[Entries with chart source code]
┌──
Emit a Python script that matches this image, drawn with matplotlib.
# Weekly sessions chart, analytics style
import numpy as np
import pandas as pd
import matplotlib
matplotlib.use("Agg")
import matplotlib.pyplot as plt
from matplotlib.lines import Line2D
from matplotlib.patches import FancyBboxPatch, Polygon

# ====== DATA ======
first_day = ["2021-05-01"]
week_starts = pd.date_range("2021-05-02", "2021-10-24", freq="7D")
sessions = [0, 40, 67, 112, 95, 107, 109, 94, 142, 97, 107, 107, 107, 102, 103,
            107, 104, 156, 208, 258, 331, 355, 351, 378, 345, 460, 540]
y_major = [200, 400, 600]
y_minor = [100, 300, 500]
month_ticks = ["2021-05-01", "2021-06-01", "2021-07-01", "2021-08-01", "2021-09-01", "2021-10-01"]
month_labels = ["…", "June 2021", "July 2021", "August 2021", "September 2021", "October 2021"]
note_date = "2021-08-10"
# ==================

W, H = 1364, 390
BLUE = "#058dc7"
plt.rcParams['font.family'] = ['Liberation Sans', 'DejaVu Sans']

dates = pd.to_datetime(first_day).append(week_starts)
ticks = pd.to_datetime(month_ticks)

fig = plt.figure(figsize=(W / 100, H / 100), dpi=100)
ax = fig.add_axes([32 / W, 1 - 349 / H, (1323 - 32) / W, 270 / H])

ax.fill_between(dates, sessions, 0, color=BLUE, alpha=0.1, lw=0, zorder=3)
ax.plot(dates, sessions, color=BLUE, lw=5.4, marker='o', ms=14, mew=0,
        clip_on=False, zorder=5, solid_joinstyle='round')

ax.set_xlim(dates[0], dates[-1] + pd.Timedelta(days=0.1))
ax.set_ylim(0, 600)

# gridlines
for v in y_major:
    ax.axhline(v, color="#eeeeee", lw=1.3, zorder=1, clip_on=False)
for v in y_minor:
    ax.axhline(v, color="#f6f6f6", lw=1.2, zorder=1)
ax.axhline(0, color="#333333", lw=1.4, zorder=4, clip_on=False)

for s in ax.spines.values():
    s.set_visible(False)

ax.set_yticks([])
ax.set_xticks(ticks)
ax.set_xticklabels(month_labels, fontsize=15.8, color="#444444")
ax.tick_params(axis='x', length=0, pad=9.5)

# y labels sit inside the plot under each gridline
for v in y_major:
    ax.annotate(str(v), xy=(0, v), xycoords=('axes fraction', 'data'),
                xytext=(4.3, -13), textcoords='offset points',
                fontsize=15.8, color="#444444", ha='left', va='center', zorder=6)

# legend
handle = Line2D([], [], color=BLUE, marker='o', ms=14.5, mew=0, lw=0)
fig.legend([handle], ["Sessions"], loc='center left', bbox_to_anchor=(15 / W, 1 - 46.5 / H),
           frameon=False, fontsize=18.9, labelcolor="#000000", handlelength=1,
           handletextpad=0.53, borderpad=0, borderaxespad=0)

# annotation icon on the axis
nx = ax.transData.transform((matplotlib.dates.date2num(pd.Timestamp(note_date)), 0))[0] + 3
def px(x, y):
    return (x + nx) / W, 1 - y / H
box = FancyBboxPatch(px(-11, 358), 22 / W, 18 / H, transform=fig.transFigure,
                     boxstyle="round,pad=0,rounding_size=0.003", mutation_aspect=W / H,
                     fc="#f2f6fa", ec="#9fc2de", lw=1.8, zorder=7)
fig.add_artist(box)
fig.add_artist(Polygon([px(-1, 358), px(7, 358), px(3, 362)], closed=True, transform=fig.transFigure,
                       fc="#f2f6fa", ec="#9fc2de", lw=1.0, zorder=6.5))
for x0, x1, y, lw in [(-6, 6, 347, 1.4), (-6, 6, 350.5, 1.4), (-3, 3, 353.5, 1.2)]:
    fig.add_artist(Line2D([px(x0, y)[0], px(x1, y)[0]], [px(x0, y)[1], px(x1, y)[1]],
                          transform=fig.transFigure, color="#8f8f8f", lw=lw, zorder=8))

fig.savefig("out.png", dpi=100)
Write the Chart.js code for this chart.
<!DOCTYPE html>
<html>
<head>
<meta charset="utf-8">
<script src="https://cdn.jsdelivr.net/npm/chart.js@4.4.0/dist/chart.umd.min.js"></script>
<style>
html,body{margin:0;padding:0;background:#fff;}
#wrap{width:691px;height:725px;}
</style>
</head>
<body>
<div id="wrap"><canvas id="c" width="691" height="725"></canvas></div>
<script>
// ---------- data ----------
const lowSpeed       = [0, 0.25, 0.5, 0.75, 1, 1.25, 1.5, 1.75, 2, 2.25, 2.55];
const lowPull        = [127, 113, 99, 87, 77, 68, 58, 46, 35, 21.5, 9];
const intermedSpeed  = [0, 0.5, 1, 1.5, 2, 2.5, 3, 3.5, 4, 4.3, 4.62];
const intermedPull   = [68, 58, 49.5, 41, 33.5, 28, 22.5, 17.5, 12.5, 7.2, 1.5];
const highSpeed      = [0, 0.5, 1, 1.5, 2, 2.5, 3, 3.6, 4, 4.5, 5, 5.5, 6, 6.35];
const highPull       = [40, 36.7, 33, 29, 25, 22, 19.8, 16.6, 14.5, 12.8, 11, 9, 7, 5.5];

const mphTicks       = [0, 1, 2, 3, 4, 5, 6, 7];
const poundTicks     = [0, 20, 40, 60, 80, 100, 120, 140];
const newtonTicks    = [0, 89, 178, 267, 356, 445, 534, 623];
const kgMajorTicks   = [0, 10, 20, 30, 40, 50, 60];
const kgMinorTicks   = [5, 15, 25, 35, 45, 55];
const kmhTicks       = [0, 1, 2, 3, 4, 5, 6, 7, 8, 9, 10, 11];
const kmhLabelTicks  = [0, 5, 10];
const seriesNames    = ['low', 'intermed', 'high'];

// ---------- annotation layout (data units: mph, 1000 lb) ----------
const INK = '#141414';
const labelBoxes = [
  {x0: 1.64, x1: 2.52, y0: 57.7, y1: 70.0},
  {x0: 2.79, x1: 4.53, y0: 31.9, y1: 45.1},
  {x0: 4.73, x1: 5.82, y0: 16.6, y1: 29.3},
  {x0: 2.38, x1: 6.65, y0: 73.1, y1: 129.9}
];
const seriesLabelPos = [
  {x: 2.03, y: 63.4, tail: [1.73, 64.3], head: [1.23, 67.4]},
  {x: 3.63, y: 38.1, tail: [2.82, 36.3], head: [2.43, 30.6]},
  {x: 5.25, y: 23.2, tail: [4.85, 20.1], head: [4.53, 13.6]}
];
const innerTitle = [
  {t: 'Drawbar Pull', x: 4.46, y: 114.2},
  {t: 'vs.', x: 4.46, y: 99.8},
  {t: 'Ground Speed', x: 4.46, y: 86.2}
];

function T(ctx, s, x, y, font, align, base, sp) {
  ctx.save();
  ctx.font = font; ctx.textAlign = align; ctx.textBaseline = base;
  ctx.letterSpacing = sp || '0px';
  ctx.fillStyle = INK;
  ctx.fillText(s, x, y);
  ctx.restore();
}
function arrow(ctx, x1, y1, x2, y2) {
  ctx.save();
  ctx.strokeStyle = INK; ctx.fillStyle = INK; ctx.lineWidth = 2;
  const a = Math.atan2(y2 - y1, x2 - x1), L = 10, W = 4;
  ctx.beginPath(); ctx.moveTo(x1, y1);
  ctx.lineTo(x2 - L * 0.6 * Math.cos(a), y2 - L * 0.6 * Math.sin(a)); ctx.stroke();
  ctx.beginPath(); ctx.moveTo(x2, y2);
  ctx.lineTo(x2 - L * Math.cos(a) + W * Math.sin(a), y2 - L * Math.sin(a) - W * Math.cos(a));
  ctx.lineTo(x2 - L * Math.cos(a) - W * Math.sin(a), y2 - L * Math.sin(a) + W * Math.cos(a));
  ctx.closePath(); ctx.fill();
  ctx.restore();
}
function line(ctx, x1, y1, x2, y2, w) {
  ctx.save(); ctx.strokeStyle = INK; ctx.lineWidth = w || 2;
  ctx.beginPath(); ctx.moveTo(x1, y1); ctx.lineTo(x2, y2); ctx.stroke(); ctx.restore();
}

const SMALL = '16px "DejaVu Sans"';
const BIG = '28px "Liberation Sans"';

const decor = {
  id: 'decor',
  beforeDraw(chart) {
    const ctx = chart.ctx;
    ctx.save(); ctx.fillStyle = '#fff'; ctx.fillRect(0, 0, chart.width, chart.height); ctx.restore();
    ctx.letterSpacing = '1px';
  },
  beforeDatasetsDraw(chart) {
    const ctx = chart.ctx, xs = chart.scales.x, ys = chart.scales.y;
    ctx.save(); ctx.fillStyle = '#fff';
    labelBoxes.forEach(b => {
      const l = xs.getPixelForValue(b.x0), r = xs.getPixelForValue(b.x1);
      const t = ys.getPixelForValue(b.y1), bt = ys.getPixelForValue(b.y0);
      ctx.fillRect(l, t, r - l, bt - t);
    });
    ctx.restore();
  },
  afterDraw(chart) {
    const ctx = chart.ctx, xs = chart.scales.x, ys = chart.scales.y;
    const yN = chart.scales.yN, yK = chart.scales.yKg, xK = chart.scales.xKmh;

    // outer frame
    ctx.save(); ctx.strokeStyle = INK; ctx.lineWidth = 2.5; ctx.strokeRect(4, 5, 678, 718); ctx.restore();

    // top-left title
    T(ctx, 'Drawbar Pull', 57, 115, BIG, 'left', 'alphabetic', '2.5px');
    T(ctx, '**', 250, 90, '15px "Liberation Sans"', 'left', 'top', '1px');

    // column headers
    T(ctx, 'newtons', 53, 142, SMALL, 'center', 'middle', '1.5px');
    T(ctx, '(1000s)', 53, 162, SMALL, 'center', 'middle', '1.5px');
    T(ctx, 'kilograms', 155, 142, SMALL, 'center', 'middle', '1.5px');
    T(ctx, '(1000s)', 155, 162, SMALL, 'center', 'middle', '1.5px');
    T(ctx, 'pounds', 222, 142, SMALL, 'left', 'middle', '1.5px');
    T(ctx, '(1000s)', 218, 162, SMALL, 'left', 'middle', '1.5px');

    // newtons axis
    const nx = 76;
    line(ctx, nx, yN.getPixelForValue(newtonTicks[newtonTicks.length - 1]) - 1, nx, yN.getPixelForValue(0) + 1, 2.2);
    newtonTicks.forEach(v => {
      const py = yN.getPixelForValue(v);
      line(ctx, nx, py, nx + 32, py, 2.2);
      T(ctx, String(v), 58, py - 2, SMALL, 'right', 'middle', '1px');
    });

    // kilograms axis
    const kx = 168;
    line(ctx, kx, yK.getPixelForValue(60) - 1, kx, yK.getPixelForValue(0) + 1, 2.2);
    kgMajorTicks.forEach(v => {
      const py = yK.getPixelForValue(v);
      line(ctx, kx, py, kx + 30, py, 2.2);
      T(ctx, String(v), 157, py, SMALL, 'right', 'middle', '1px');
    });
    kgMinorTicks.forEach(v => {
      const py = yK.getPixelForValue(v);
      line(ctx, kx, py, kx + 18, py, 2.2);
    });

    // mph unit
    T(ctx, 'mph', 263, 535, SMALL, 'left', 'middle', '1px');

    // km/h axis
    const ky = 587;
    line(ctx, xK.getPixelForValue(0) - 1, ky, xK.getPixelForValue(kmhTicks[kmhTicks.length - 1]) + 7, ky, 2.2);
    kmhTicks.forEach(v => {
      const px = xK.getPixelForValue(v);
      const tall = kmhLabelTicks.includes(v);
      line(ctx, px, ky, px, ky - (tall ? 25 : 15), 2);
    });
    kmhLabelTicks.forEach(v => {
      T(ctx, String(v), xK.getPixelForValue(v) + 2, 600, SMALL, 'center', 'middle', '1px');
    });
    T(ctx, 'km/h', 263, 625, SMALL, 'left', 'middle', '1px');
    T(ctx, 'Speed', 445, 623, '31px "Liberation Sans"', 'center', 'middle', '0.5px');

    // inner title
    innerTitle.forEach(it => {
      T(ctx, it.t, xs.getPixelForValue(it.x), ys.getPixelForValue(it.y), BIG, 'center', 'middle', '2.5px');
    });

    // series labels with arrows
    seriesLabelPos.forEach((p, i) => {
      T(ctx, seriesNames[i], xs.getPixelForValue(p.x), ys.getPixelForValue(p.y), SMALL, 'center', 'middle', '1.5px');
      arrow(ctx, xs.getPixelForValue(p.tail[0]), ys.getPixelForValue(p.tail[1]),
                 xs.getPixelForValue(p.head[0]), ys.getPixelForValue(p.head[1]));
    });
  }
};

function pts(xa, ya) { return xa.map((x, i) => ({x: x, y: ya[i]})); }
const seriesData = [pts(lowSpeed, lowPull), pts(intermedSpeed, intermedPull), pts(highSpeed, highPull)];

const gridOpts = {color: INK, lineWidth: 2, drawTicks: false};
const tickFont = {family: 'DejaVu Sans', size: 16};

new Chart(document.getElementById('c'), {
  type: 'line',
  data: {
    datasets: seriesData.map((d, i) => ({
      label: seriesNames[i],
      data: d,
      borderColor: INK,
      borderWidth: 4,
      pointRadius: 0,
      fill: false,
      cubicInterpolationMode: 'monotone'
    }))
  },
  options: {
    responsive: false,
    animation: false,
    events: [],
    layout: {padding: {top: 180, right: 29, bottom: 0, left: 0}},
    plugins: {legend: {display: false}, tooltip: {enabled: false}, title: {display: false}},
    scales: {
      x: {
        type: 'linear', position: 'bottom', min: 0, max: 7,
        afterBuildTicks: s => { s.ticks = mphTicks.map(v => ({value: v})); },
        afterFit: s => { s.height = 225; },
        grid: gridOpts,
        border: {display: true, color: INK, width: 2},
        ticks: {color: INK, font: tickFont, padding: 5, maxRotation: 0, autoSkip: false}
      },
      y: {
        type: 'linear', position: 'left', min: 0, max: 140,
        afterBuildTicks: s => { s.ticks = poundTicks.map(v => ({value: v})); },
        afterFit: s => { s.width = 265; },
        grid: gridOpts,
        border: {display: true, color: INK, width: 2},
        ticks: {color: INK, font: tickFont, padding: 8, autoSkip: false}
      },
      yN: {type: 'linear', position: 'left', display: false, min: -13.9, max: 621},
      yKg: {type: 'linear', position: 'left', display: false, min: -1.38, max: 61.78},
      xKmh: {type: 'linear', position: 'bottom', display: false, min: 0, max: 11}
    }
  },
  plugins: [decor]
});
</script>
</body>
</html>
└──
● **Exercise requirements**
Give back the opening line of the records above and every line after it, up to and including the one with "ax = fig.add_axes([32", unchanged.

● **Task solution**
Emit a Python script that matches this image, drawn with matplotlib.
# Weekly sessions chart, analytics style
import numpy as np
import pandas as pd
import matplotlib
matplotlib.use("Agg")
import matplotlib.pyplot as plt
from matplotlib.lines import Line2D
from matplotlib.patches import FancyBboxPatch, Polygon

# ====== DATA ======
first_day = ["2021-05-01"]
week_starts = pd.date_range("2021-05-02", "2021-10-24", freq="7D")
sessions = [0, 40, 67, 112, 95, 107, 109, 94, 142, 97, 107, 107, 107, 102, 103,
            107, 104, 156, 208, 258, 331, 355, 351, 378, 345, 460, 540]
y_major = [200, 400, 600]
y_minor = [100, 300, 500]
month_ticks = ["2021-05-01", "2021-06-01", "2021-07-01", "2021-08-01", "2021-09-01", "2021-10-01"]
month_labels = ["…", "June 2021", "July 2021", "August 2021", "September 2021", "October 2021"]
note_date = "2021-08-10"
# ==================

W, H = 1364, 390
BLUE = "#058dc7"
plt.rcParams['font.family'] = ['Liberation Sans', 'DejaVu Sans']

dates = pd.to_datetime(first_day).append(week_starts)
ticks = pd.to_datetime(month_ticks)

fig = plt.figure(figsize=(W / 100, H / 100), dpi=100)
ax = fig.add_axes([32 / W, 1 - 349 / H, (1323 - 32) / W, 270 / H])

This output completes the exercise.